In the listing below, locate the line with "What React, TypeScript" and the line with "import * as", then output both and everything between them exactly, minus any pictures.

# start of Supplied entries

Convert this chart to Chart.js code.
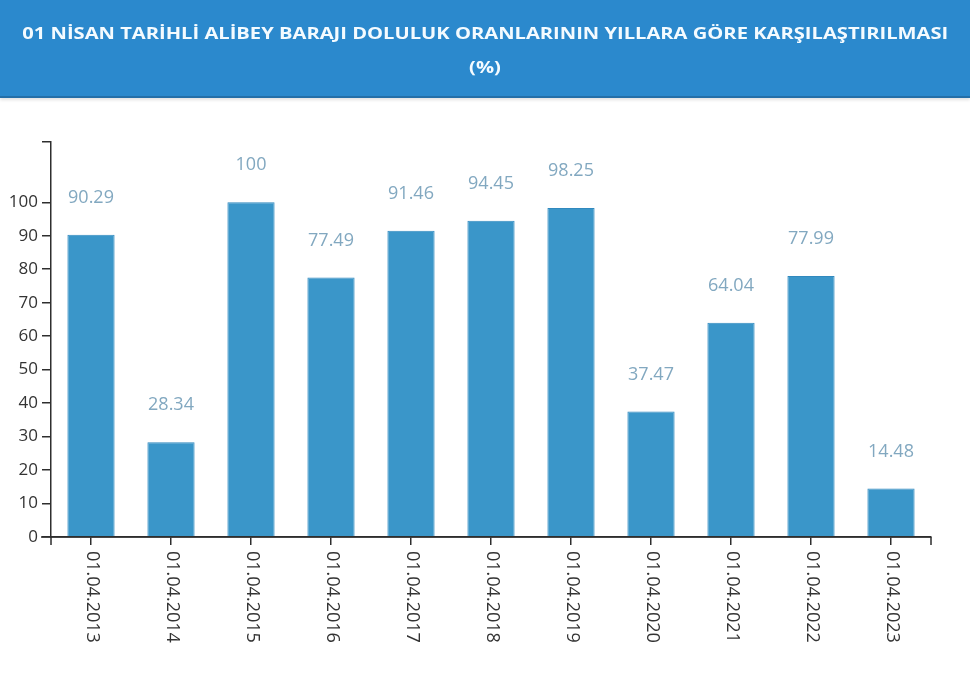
<!DOCTYPE html>
<html>
<head>
<meta charset="utf-8">
<script src="https://cdn.jsdelivr.net/npm/chart.js@4/dist/chart.umd.min.js"></script>
<style>
  html, body { margin: 0; padding: 0; background: #ffffff; width: 970px; height: 675px; overflow: hidden; }
  #header {
    position: absolute; left: 0; top: 0; width: 970px; height: 96px;
    background: #2b89cd; border-bottom: 2px solid #246fa8;
    box-shadow: 0 2px 3px rgba(0,0,0,0.12);
    color: #f4fbff; font-family: "Open Sans", sans-serif; font-weight: 700;
    font-size: 16.5px; text-align: center; line-height: 34px;
    z-index: 2;
  }
  #header .l1 { padding-top: 16px; }
  #header span { display: inline-block; transform-origin: center center; white-space: nowrap; }
  #wrap { position: absolute; left: 0; top: 0; width: 970px; height: 675px; }
</style>
</head>
<body>
<div id="header"><div class="l1"><span id="t1">01 NİSAN TARİHLİ ALİBEY BARAJI DOLULUK ORANLARININ YILLARA GÖRE KARŞILAŞTIRILMASI</span></div><div><span id="t2">(%)</span></div></div>
<div id="wrap"><canvas id="c" width="970" height="675"></canvas></div>
<script>
const categories = ['01.04.2013','01.04.2014','01.04.2015','01.04.2016','01.04.2017','01.04.2018','01.04.2019','01.04.2020','01.04.2021','01.04.2022','01.04.2023'];
const fillRates = [90.29, 28.34, 100, 77.49, 91.46, 94.45, 98.25, 37.47, 64.04, 77.99, 14.48];
const yTickValues = [0, 10, 20, 30, 40, 50, 60, 70, 80, 90, 100];
const yAxisMax = 118;

// stretch title text horizontally to match the reference width
(function () {
  const t1 = document.getElementById('t1');
  const w = t1.getBoundingClientRect().width;
  const s = 926 / w;
  t1.style.transform = 'scaleX(' + s + ')';
  document.getElementById('t2').style.transform = 'scaleX(' + s + ')';
})();

const axisColor = '#2e2e2e';

const extras = {
  id: 'extras',
  afterDraw(chart) {
    const ctx = chart.ctx;
    const x = chart.scales.x, y = chart.scales.y;
    const meta = chart.getDatasetMeta(0);
    ctx.save();
    // value labels
    ctx.font = '18px "Open Sans", sans-serif';
    ctx.fillStyle = '#82a8c0';
    ctx.textAlign = 'center';
    ctx.textBaseline = 'middle';
    meta.data.forEach((bar, i) => {
      ctx.fillText(String(fillRates[i]), bar.x, bar.y - 37);
    });
    // rotated category labels
    ctx.font = '18px "Open Sans", sans-serif';
    ctx.fillStyle = '#333333';
    ctx.textAlign = 'left';
    ctx.textBaseline = 'middle';
    categories.forEach((lab, i) => {
      const px = x.getPixelForTick(i);
      ctx.save();
      ctx.translate(px + 1, y.bottom + 14);
      ctx.rotate(Math.PI / 2);
      ctx.fillText(lab, 0, 0);
      ctx.restore();
    });
    // outer ticks and axis extension
    ctx.strokeStyle = axisColor;
    ctx.lineWidth = 1.5;
    ctx.beginPath();
    ctx.moveTo(x.right, y.bottom); ctx.lineTo(x.right, y.bottom + 8);
    ctx.moveTo(x.left, y.bottom); ctx.lineTo(x.left, y.bottom + 8);
    ctx.moveTo(x.left - 10, y.bottom); ctx.lineTo(x.right, y.bottom);
    ctx.stroke();
    ctx.restore();
  }
};

new Chart(document.getElementById('c'), {
  type: 'bar',
  data: {
    labels: categories,
    datasets: [{
      data: fillRates,
      backgroundColor: '#3a96c9',
      borderColor: '#3189be',
      borderWidth: 1,
      barPercentage: 0.59,
      categoryPercentage: 1.0
    }]
  },
  options: {
    responsive: false,
    animation: false,
    layout: { padding: { top: 142, right: 39, left: 0, bottom: 0 } },
    plugins: { legend: { display: false }, tooltip: { enabled: false }, title: { display: false } },
    scales: {
      x: {
        offset: true,
        afterFit(s) { s.height = 138; },
        grid: { display: true, drawOnChartArea: false, drawTicks: true, tickLength: 8, offset: false, color: axisColor, lineWidth: 1.5 },
        border: { display: true, color: axisColor, width: 1.5 },
        ticks: { display: false }
      },
      y: {
        min: 0,
        max: yAxisMax,
        afterFit(s) { s.width = 51; },
        afterBuildTicks(s) { s.ticks = yTickValues.concat([yAxisMax]).map(v => ({ value: v })); },
        grid: { display: true, drawOnChartArea: false, drawTicks: true, tickLength: 9, color: axisColor, lineWidth: 1.5 },
        border: { display: true, color: axisColor, width: 1.5 },
        ticks: {
          padding: 4,
          color: '#333333',
          font: { family: '"Open Sans", sans-serif', size: 17 },
          callback: (v) => (v === yAxisMax ? '' : String(v))
        }
      }
    }
  },
  plugins: [extras]
});
</script>
</body>
</html>
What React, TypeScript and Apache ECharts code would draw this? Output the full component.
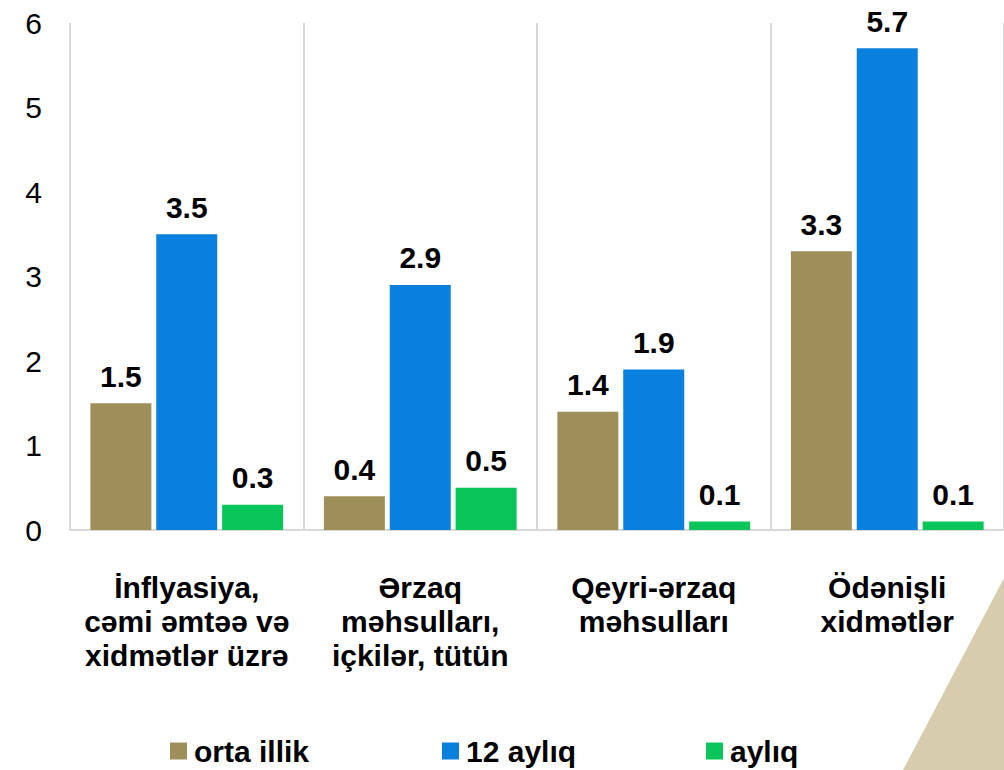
import React, { useEffect, useRef } from "react";
import * as echarts from "echarts";

const categories = [
  "İnflyasiya,\ncəmi əmtəə və\nxidmətlər üzrə",
  "Ərzaq\nməhsulları,\niçkilər, tütün",
  "Qeyri-ərzaq\nməhsulları",
  "Ödənişli\nxidmətlər",
];
const seriesNames = ["orta illik", "12 aylıq", "aylıq"];
const ortaIllik = [1.5, 0.4, 1.4, 3.3];
const aylıq12 = [3.5, 2.9, 1.9, 5.7];
const aylıq = [0.3, 0.5, 0.1, 0.1];
const colors = ["#9E8F5A", "#0A80DE", "#0AC55A"];
const yTicks = [0, 6, 1];

const FONT = "'Liberation Sans', Arial, sans-serif";

export default function App() {
  const ref = useRef<HTMLDivElement>(null);
  useEffect(() => {
    if (!ref.current) return;
    const chart = echarts.init(ref.current, null, { renderer: "svg" });
    const dataSets = [ortaIllik, aylıq12, aylıq];
    const legendLefts = [165, 437, 701];
    chart.setOption({
      animation: false,
      backgroundColor: "#ffffff",
      textStyle: { fontFamily: FONT },
      grid: { left: 70, top: 23, width: 935, height: 507, containLabel: false },
      legend: seriesNames.map((n, i) => ({
        data: [n],
        left: legendLefts[i],
        top: 731,
        itemWidth: 17,
        itemHeight: 17,
        itemGap: 6,
        icon: "rect",
        textStyle: { fontSize: 30, fontWeight: "bold", color: "#000", fontFamily: FONT, padding: [0, 0, 0, 2] },
      })),
      xAxis: {
        type: "category",
        data: categories,
        axisLine: { show: true, lineStyle: { color: "#D9D9D9", width: 2 } },
        axisTick: { show: false },
        splitLine: { show: true, lineStyle: { color: "#D9D9D9", width: 2 } },
        axisLabel: {
          margin: 40,
          fontSize: 30,
          fontWeight: "bold",
          color: "#000",
          lineHeight: 34,
          fontFamily: FONT,
          interval: 0,
        },
      },
      yAxis: {
        type: "value",
        min: yTicks[0],
        max: yTicks[1],
        interval: yTicks[2],
        axisLine: { show: false },
        axisTick: { show: false },
        splitLine: { show: false },
        axisLabel: { fontSize: 30, color: "#000", margin: 28, fontFamily: FONT },
      },
      graphic: [
        {
          type: "polygon",
          shape: { points: [[1004, 578], [1004, 770], [903, 770]] },
          style: { fill: "#D8CCAE" },
          z: -1,
        },
      ],
      series: seriesNames.map((n, i) => ({
        name: n,
        type: "bar",
        data: dataSets[i],
        barWidth: 61,
        barGap: "8%",
        itemStyle: { color: colors[i] },
        label: {
          show: true,
          position: "top",
          distance: 12,
          fontSize: 30,
          fontWeight: "bold",
          color: "#000",
          fontFamily: FONT,
          formatter: (p: any) => p.value.toFixed(1),
        },
      })),
    });
    return () => chart.dispose();
  }, []);
  return (
    <div
      ref={ref}
      style={{ position: "absolute", left: 0, top: 0, width: 1004, height: 770 }}
    />
  );
}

# end of Supplied entries

### Output of the task
What React, TypeScript and Apache ECharts code would draw this? Output the full component.
import React, { useEffect, useRef } from "react";
import * as echarts from "echarts";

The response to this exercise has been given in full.